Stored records
————

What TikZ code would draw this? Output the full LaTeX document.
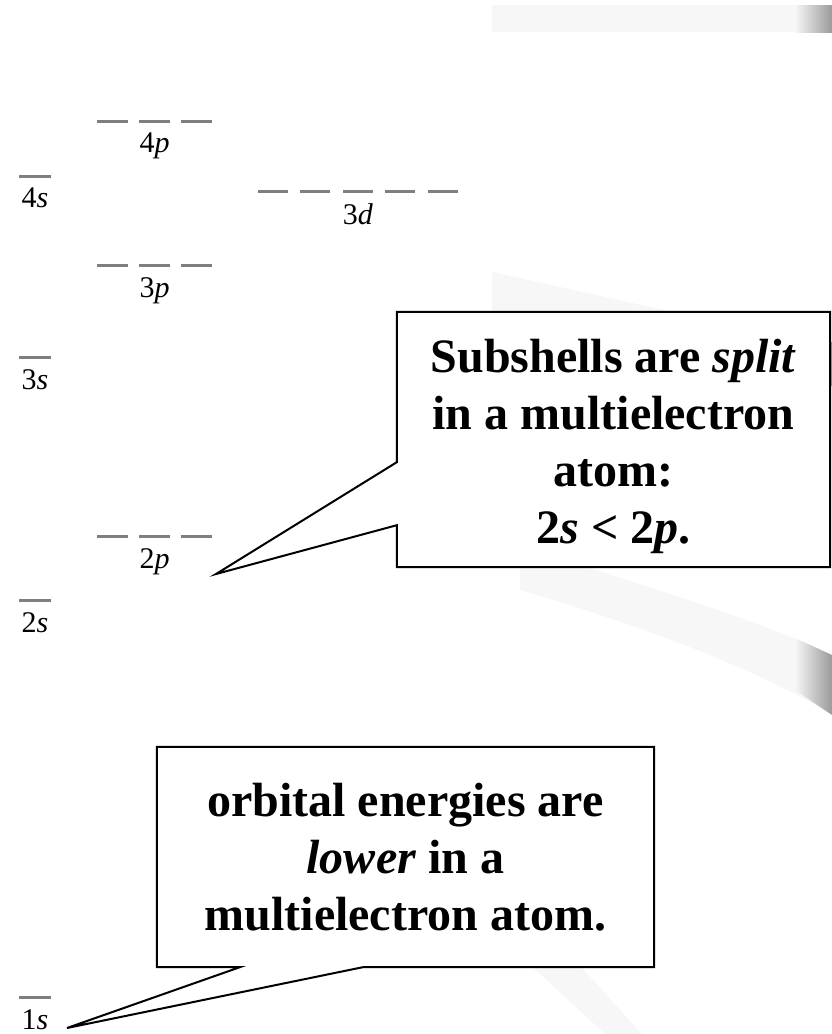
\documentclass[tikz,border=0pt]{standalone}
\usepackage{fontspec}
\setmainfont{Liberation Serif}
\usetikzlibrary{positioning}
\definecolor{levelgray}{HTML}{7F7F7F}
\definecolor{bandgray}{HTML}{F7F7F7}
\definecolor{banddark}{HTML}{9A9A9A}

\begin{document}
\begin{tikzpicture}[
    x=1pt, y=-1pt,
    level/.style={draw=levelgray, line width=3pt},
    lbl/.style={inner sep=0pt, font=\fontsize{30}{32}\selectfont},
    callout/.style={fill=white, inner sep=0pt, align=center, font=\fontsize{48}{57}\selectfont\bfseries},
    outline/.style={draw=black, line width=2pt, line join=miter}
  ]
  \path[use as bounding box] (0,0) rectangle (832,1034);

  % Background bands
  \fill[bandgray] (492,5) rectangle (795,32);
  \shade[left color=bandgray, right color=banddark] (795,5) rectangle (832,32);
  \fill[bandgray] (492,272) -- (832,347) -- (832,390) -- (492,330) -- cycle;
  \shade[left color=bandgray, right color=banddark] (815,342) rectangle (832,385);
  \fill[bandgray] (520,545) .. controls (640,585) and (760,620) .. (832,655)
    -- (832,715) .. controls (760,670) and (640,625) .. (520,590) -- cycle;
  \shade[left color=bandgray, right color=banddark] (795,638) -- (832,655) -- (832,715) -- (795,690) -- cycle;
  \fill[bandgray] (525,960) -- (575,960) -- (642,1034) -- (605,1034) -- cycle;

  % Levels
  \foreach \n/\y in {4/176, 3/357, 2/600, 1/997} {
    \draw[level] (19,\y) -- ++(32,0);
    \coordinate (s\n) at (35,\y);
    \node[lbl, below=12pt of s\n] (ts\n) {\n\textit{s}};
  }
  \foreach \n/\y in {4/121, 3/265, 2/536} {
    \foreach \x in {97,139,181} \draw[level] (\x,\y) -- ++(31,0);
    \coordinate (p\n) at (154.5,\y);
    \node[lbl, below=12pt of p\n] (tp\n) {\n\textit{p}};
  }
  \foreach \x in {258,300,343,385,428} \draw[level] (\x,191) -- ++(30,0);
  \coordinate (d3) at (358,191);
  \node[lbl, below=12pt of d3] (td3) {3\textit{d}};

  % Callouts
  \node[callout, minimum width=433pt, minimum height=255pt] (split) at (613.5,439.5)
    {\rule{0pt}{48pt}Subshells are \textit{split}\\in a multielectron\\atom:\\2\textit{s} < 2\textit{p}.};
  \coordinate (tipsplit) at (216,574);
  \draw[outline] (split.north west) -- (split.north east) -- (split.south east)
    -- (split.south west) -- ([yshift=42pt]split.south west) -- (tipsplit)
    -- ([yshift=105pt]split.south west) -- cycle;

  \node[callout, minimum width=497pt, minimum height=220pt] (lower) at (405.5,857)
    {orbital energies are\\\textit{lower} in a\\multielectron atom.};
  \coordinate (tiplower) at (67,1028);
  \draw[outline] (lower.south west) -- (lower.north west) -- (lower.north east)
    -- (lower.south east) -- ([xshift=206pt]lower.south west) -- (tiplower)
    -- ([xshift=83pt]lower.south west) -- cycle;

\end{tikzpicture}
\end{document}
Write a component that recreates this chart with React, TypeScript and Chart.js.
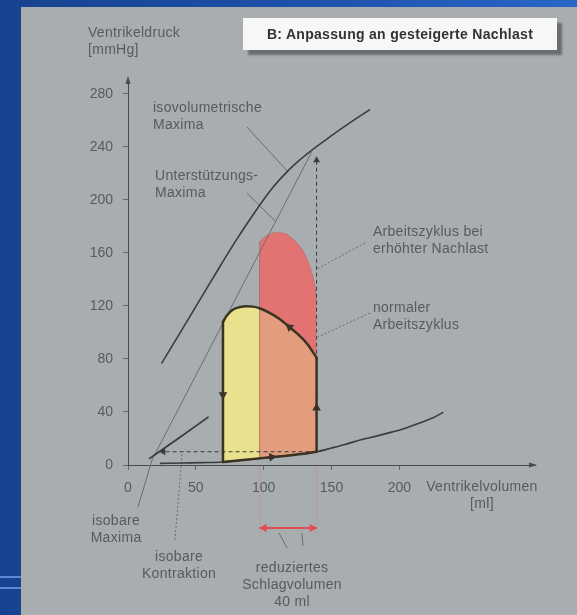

————

Quote the material word for word, dropping any images it holds.

What TikZ code would draw this? Output the full LaTeX document.
\documentclass[tikz,border=0pt]{standalone}
\usepackage{fontspec}
\setmainfont{Liberation Serif}
\usetikzlibrary{positioning}
\definecolor{levelgray}{HTML}{7F7F7F}
\definecolor{bandgray}{HTML}{F7F7F7}
\definecolor{banddark}{HTML}{9A9A9A}

\begin{document}
\begin{tikzpicture}[
    x=1pt, y=-1pt,
    level/.style={draw=levelgray, line width=3pt},
    lbl/.style={inner sep=0pt, font=\fontsize{30}{32}\selectfont},
    callout/.style={fill=white, inner sep=0pt, align=center, font=\fontsize{48}{57}\selectfont\bfseries},
    outline/.style={draw=black, line width=2pt, line join=miter}
  ]
  \path[use as bounding box] (0,0) rectangle (832,1034);

  % Background bands
  \fill[bandgray] (492,5) rectangle (795,32);
  \shade[left color=bandgray, right color=banddark] (795,5) rectangle (832,32);
  \fill[bandgray] (492,272) -- (832,347) -- (832,390) -- (492,330) -- cycle;
  \shade[left color=bandgray, right color=banddark] (815,342) rectangle (832,385);
  \fill[bandgray] (520,545) .. controls (640,585) and (760,620) .. (832,655)
    -- (832,715) .. controls (760,670) and (640,625) .. (520,590) -- cycle;
  \shade[left color=bandgray, right color=banddark] (795,638) -- (832,655) -- (832,715) -- (795,690) -- cycle;
  \fill[bandgray] (525,960) -- (575,960) -- (642,1034) -- (605,1034) -- cycle;

  % Levels
  \foreach \n/\y in {4/176, 3/357, 2/600, 1/997} {
    \draw[level] (19,\y) -- ++(32,0);
    \coordinate (s\n) at (35,\y);
    \node[lbl, below=12pt of s\n] (ts\n) {\n\textit{s}};
  }
  \foreach \n/\y in {4/121, 3/265, 2/536} {
    \foreach \x in {97,139,181} \draw[level] (\x,\y) -- ++(31,0);
    \coordinate (p\n) at (154.5,\y);
    \node[lbl, below=12pt of p\n] (tp\n) {\n\textit{p}};
  }
  \foreach \x in {258,300,343,385,428} \draw[level] (\x,191) -- ++(30,0);
  \coordinate (d3) at (358,191);
  \node[lbl, below=12pt of d3] (td3) {3\textit{d}};

  % Callouts
  \node[callout, minimum width=433pt, minimum height=255pt] (split) at (613.5,439.5)
    {\rule{0pt}{48pt}Subshells are \textit{split}\\in a multielectron\\atom:\\2\textit{s} < 2\textit{p}.};
  \coordinate (tipsplit) at (216,574);
  \draw[outline] (split.north west) -- (split.north east) -- (split.south east)
    -- (split.south west) -- ([yshift=42pt]split.south west) -- (tipsplit)
    -- ([yshift=105pt]split.south west) -- cycle;

  \node[callout, minimum width=497pt, minimum height=220pt] (lower) at (405.5,857)
    {orbital energies are\\\textit{lower} in a\\multielectron atom.};
  \coordinate (tiplower) at (67,1028);
  \draw[outline] (lower.south west) -- (lower.north west) -- (lower.north east)
    -- (lower.south east) -- ([xshift=206pt]lower.south west) -- (tiplower)
    -- ([xshift=83pt]lower.south west) -- cycle;

\end{tikzpicture}
\end{document}
Write a component that recreates this chart with React, TypeScript and Chart.js.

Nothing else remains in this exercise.